### [What is needed]
Working from the top of the listing below, retype each line through the line containing "(pausetext) at (413,137)", both included, with no pictures.

### [Data block]
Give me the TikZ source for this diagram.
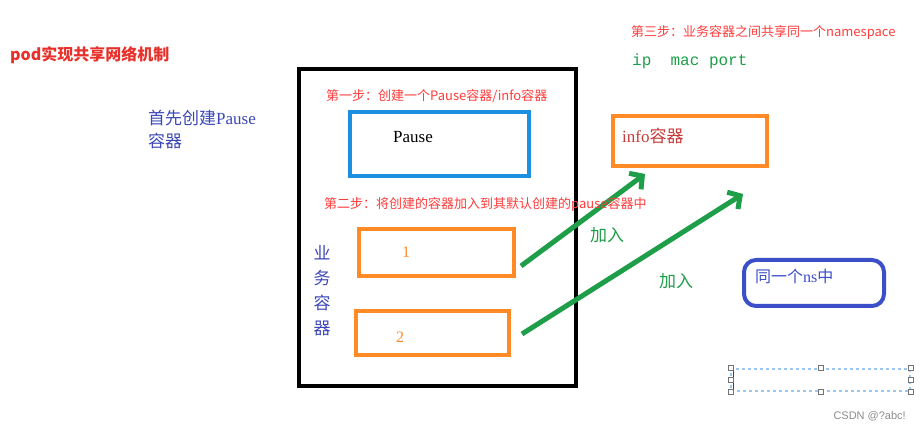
\documentclass[tikz,border=0pt]{standalone}
\usepackage{fontspec}
\setmainfont{Noto Sans CJK SC}
\newfontfamily\serifx{Liberation Serif}
\newfontfamily\monox{Liberation Mono}
\newfontfamily\sansx{Liberation Sans}
\usepackage{tikz}
\usetikzlibrary{arrows.meta,calc,positioning}
\definecolor{noteRed}{HTML}{FF3B3B}
\definecolor{titleRed}{HTML}{E8302A}
\definecolor{infoRed}{HTML}{C83A3A}
\definecolor{textBlue}{HTML}{3B47B8}
\definecolor{pauseBlue}{HTML}{1E90E0}
\definecolor{podOrange}{HTML}{FF8A26}
\definecolor{joinGreen}{HTML}{1E9E48}
\definecolor{nsBlue}{HTML}{3A4FC8}
\definecolor{handleBlue}{HTML}{9CC7F0}

\begin{document}
\begin{tikzpicture}[
  x=1pt, y=-1pt,
  box/.style={draw, inner sep=0pt, line width=4pt},
  note/.style={text=noteRed, inner sep=0pt, anchor=west, font=\fontsize{13}{15}\selectfont},
  bluetext/.style={text=textBlue, inner sep=0pt, font=\fontsize{17}{23}\selectfont},
  greentext/.style={text=joinGreen, inner sep=0pt, font=\fontsize{17}{20}\selectfont},
  joinarrow/.style={draw=joinGreen, line width=5pt, -{Straight Barb[length=9pt,width=20pt]}},
  handle/.style={draw=black!55, fill=white, line width=0.8pt, minimum size=5pt, inner sep=0pt}
]
\useasboundingbox (0,0) rectangle (922,430);

% left notes
\node[text=titleRed, inner sep=0pt, anchor=west, font=\fontsize{16}{18}\selectfont\bfseries] (title) at (10,55) {pod实现共享网络机制};
\node[bluetext, anchor=north west, align=left] (firstpause) at (148,110) {首先创建{\serifx Pause}\\容器};

% the pod
\node[box, minimum width=277pt, minimum height=317pt] (pod) at (437.5,227.5) {};
\node[note] (stepone) at (326,96) {第一步：创建一个Pause容器/info容器};
\node[box, draw=pauseBlue, minimum width=179pt, minimum height=64pt] (pause) at (439.5,144) {};
\node[inner sep=0pt, font=\serifx\fontsize{17}{20}\selectfont] (pausetext) at (413,137) {Pause};

\node[box, draw=podOrange, minimum width=155pt, minimum height=47pt] (one) at (436.5,252.5) {};
\node[box, draw=podOrange, minimum width=153pt, minimum height=44pt] (two) at (432.5,333) {};
\node[text=podOrange, inner sep=0pt, font=\serifx\fontsize{16}{18}\selectfont] (onetext) at (406,252) {1};
\node[text=podOrange, inner sep=0pt, font=\serifx\fontsize{16}{18}\selectfont] (twotext) at (400,337) {2};
\node[bluetext, align=center, font=\fontsize{17}{25}\selectfont] (bizlabel) at (322,291) {业\\务\\容\\器};

% right side
\node[note] (stepthree) at (631,32) {第三步：业务容器之间共享同一个namespace};
\node[text=joinGreen, inner sep=0pt, anchor=west, font=\monox\fontsize{16}{18}\selectfont] (nslist) at (632,61) {ip\ \ mac port};
\node[box, draw=podOrange, minimum width=154pt, minimum height=50pt] (info) at (690,141) {};
\node[text=infoRed, inner sep=0pt, anchor=west, font=\fontsize{17}{20}\selectfont] (infotext) at (622,136) {{\serifx info}容器};

\coordinate (onestart) at ($(one.east)+(5,13.5)$);
\coordinate (twostart) at ($(two.east)+(11,1)$);
\coordinate (oneend) at ($(info.south)+(-45,6)$);
\coordinate (twoend) at ($(info.south)+(53,26)$);
\draw[joinarrow] (onestart) -- (oneend);
\draw[joinarrow] (twostart) -- (twoend);
\node[note] (steptwo) at (324,204) {第二步：将创建的容器加入到其默认创建的pause容器中};
\node[greentext] (joinone) at (607,235) {加入};
\node[greentext] (jointwo) at (676,281) {加入};

\node[box, draw=nsBlue, rounded corners=12pt, minimum width=140pt, minimum height=46pt] (ns) at (814,283) {};
\node[text=nsBlue, inner sep=0pt, anchor=west, font=\fontsize{16}{18}\selectfont] (nstext) at (755,276) {同一个{\serifx ns}中};

% selection frame
\node[draw=handleBlue, dashed, line width=1.2pt, minimum width=179pt, minimum height=22pt, inner sep=0pt] (frame) at (820.5,380) {};
\draw[black!75, line width=1pt] (733,371) -- (733,389);
\foreach \a in {north west,north,north east,west,east,south west,south,south east}
  \node[handle] at (frame.\a) {};
\node[text=black!45, inner sep=0pt, anchor=east, font=\sansx\fontsize{11}{13}\selectfont] (mark) at (906,416) {CSDN @?abc!};
\end{tikzpicture}
\end{document}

### [In response]
Give me the TikZ source for this diagram.
\documentclass[tikz,border=0pt]{standalone}
\usepackage{fontspec}
\setmainfont{Noto Sans CJK SC}
\newfontfamily\serifx{Liberation Serif}
\newfontfamily\monox{Liberation Mono}
\newfontfamily\sansx{Liberation Sans}
\usepackage{tikz}
\usetikzlibrary{arrows.meta,calc,positioning}
\definecolor{noteRed}{HTML}{FF3B3B}
\definecolor{titleRed}{HTML}{E8302A}
\definecolor{infoRed}{HTML}{C83A3A}
\definecolor{textBlue}{HTML}{3B47B8}
\definecolor{pauseBlue}{HTML}{1E90E0}
\definecolor{podOrange}{HTML}{FF8A26}
\definecolor{joinGreen}{HTML}{1E9E48}
\definecolor{nsBlue}{HTML}{3A4FC8}
\definecolor{handleBlue}{HTML}{9CC7F0}

\begin{document}
\begin{tikzpicture}[
  x=1pt, y=-1pt,
  box/.style={draw, inner sep=0pt, line width=4pt},
  note/.style={text=noteRed, inner sep=0pt, anchor=west, font=\fontsize{13}{15}\selectfont},
  bluetext/.style={text=textBlue, inner sep=0pt, font=\fontsize{17}{23}\selectfont},
  greentext/.style={text=joinGreen, inner sep=0pt, font=\fontsize{17}{20}\selectfont},
  joinarrow/.style={draw=joinGreen, line width=5pt, -{Straight Barb[length=9pt,width=20pt]}},
  handle/.style={draw=black!55, fill=white, line width=0.8pt, minimum size=5pt, inner sep=0pt}
]
\useasboundingbox (0,0) rectangle (922,430);

% left notes
\node[text=titleRed, inner sep=0pt, anchor=west, font=\fontsize{16}{18}\selectfont\bfseries] (title) at (10,55) {pod实现共享网络机制};
\node[bluetext, anchor=north west, align=left] (firstpause) at (148,110) {首先创建{\serifx Pause}\\容器};

% the pod
\node[box, minimum width=277pt, minimum height=317pt] (pod) at (437.5,227.5) {};
\node[note] (stepone) at (326,96) {第一步：创建一个Pause容器/info容器};
\node[box, draw=pauseBlue, minimum width=179pt, minimum height=64pt] (pause) at (439.5,144) {};
\node[inner sep=0pt, font=\serifx\fontsize{17}{20}\selectfont] (pausetext) at (413,137) {Pause};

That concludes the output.